Con un tasso di crescita annuale media del 13,8% previsto da Marketsandmarkets per i prossimi quattro anni, le città intelligenti diventeranno sempre più protagoniste nella transizione ecologica. Costituiranno un mercato globale che raggiungerà gli 873,7 miliardi di dollari e deterranno al loro interno 115 milioni di unità di smart buildings, 70 milioni in più degli attuali 45 milioni presenti oggi con una crescita del 150% entro il 2026. In questo contesto, Rome Business School, che fa parte di Planeta Formación y Universidades (creata da De Agostini e dal Gruppo Planeta nel 2003), in collaborazione con Legambiente e Tscai, ha realizzato lo studio “Smart cities e qualità dell’aria”.
Le città più dinamiche
I centri urbani italiani tra crescita sostenibile e buone pratiche di mobilità” per capire come si stanno muovendo le città italiane. Con il Nord e il Centro Italia che si confermano come le aree più virtuose in termini di ecosostenibilità, mobilità sostenibile e progetti di riduzione dell’impatto ambientale mentre il Sud procede più lentamente. Nessuna delle 102 città analizzate da Legambiente nell’ultimo report Mal’aria però, riesce ad entrare nei parametri fissati dall’Oms, nemmeno le città più smart mentre secondo il report ICity Rank 2021 – Smart Cities Italia di Forum Pa che ne ha analizzate 107, quelle più avviate verso una transizione verde e digitale sono Firenze, Milano, Bologna e Roma Capitale.
Mezzogiorno indietro
In generale emerge un’Italia a due velocità. Le città del Nord e Centro si stanno impegnando a portare avanti la raccomandazioni dell’Ue in particolar modo sulla rigenerazione degli spazi pubblici e sul fronte alla crisi climatica mentre le regioni del Sud continuano ad avere un andamento lento sul miglioramento ambientale e in particolare riguardo a inquinamento atmosferico, perdite idriche, mobilità, trasporti pubblici e raccolta differenziata, oltre a far segnare un netto ritardo nella trasformazione digitale.
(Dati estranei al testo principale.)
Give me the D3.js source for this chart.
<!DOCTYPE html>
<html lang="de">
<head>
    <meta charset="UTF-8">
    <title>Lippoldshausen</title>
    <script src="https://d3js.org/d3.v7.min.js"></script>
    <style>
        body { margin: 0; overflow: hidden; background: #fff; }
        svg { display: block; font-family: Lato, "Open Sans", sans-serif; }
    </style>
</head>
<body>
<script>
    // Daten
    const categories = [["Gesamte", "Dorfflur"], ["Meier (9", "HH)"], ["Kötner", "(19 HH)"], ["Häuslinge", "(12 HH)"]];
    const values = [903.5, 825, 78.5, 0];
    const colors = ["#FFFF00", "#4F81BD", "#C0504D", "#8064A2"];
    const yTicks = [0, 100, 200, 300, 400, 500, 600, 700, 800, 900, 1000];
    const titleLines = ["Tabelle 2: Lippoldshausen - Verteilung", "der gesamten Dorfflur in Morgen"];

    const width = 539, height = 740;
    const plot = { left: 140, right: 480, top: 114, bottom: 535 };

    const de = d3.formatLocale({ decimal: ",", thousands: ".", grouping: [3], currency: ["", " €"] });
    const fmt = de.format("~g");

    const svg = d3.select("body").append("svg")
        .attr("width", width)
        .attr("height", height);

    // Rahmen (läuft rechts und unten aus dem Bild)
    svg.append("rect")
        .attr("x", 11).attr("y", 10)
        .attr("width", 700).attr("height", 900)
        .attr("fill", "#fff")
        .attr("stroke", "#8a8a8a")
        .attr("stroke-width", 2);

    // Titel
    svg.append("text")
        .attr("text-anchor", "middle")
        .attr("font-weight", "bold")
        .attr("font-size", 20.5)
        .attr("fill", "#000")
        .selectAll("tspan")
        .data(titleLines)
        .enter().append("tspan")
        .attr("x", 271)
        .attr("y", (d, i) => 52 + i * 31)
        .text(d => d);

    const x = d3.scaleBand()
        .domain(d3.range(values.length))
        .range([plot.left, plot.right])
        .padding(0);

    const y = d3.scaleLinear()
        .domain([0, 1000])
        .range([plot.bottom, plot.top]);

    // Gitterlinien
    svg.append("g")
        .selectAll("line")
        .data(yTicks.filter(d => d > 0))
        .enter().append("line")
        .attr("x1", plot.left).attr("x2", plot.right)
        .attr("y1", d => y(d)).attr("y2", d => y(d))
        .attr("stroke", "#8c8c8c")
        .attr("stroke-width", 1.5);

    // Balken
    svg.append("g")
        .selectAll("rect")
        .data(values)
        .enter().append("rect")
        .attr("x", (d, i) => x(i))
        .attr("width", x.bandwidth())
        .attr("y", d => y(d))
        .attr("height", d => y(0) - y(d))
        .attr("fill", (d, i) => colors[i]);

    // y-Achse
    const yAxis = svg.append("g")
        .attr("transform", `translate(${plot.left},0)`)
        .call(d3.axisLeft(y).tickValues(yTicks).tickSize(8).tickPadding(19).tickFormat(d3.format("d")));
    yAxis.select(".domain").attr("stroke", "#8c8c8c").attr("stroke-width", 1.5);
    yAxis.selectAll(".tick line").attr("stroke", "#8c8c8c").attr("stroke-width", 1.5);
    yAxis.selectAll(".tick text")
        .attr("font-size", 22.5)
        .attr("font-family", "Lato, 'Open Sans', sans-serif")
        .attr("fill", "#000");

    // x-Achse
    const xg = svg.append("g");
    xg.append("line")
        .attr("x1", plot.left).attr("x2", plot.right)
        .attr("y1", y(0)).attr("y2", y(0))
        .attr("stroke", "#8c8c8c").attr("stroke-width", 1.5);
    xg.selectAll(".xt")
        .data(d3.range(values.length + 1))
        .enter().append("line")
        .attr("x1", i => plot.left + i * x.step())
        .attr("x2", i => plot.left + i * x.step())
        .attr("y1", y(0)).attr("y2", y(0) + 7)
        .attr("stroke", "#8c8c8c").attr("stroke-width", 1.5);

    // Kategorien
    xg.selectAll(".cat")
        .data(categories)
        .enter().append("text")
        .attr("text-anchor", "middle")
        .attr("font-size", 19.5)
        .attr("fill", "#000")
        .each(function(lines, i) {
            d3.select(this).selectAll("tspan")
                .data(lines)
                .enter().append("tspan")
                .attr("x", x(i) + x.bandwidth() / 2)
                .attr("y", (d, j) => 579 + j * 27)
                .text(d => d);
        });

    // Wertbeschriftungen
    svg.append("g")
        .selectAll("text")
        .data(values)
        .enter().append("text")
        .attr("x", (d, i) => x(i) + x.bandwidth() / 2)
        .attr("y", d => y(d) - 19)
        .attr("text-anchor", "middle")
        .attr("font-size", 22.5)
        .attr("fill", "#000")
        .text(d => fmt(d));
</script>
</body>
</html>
Anche per le più smart però, incrociando i dati con il report Mal’Aria (2022) di Legambiente, nessuna rispetta i parametri dell’Oms soprattutto per gli alti livelli di polveri sottili (PM2,5 e PM10) e biossido di azoto. Con i livelli più preoccupati concentrati soprattutto nel settentrione con Cremona e Venezia, che per rientrare nei limiti dovranno ridurre le concentrazioni del 79% seguite da Milano (74%), Roma (70%), Ferrara (69%) e Bologna 66%. Il Centro e Nord Italia si dimostrano però le aree con maggiore attenzione alla realizzazione dei progetti green.
Primato per Bologna
Secondo l’Imd smart city index, la classifica mondiale delle città intelligenti Bologna risulta la prima città italiana, al 18° posto, seguita da Milano (22°) e Roma (77°). Nel capoluogo lombardo spiccano i progetti per la realizzazione di nuovi chilometri di piste ciclabili, per il miglioramento del trasporto pubblico e del verde urbano, quest’ultimo considerato un fattore chiave nel contenimento dell’inquinamento atmosferico dei centri urbani e nel contenimento, fino a 8°C, della temperatura cittadina. Bergamo e Genova, tra le città italiane più smart si stanno dimostrando attente alla trasformazione verde e in particolare alla realizzazione di progetti innovativi per la tutela delle api. Roma Capitale, spicca per progetti startup come quello delle biotecnologie per la difesa del decoro urbano e la riqualificazione del territorio. Tra le regioni, l’Emilia Romagna risulta la più virtuosa nella raccolta differenziata e con il nuovo piano regionale dei rifiuti 2022-2027, si è data gli ambiziosi obiettivi dell’80% di raccolta differenziata e del 66% per il riciclo dei rifiuti. Tra le principali tendenze per accelerare la trasformazione digitale e velocizzare la diffusione di servizi innovativi, c’è l’adozione di diverse forme di partenariato pubblico-privato. E se a livello mondiale Copenaghen e Amsterdam sono al vertice, anche in Italia spiccano buoni esempi come lo sviluppo delle “case dalle tecnologie emergenti” promosso dal ministero dello sviluppo economico, con progetti approvati e cofinanziati a Matera, Torino, Roma, Bari, Prato e L’Aquila.
La spinta della pandemia
A spingere indirettamente questa rivoluzione, ha contribuito anche la pandemia che ha costretto i più restii ad utilizzare la tecnologia a confrontarsi con computer, app, chatbot e realtà virtuali. E seppur molti progetti pilota e sperimentazioni digitali non si sono ancora trasformati in servizi ordinari per i cittadini, per l’indice Desi 2021 (digital economy and society index) l’Italia in un solo anno è passata dal 25° al 20° posto.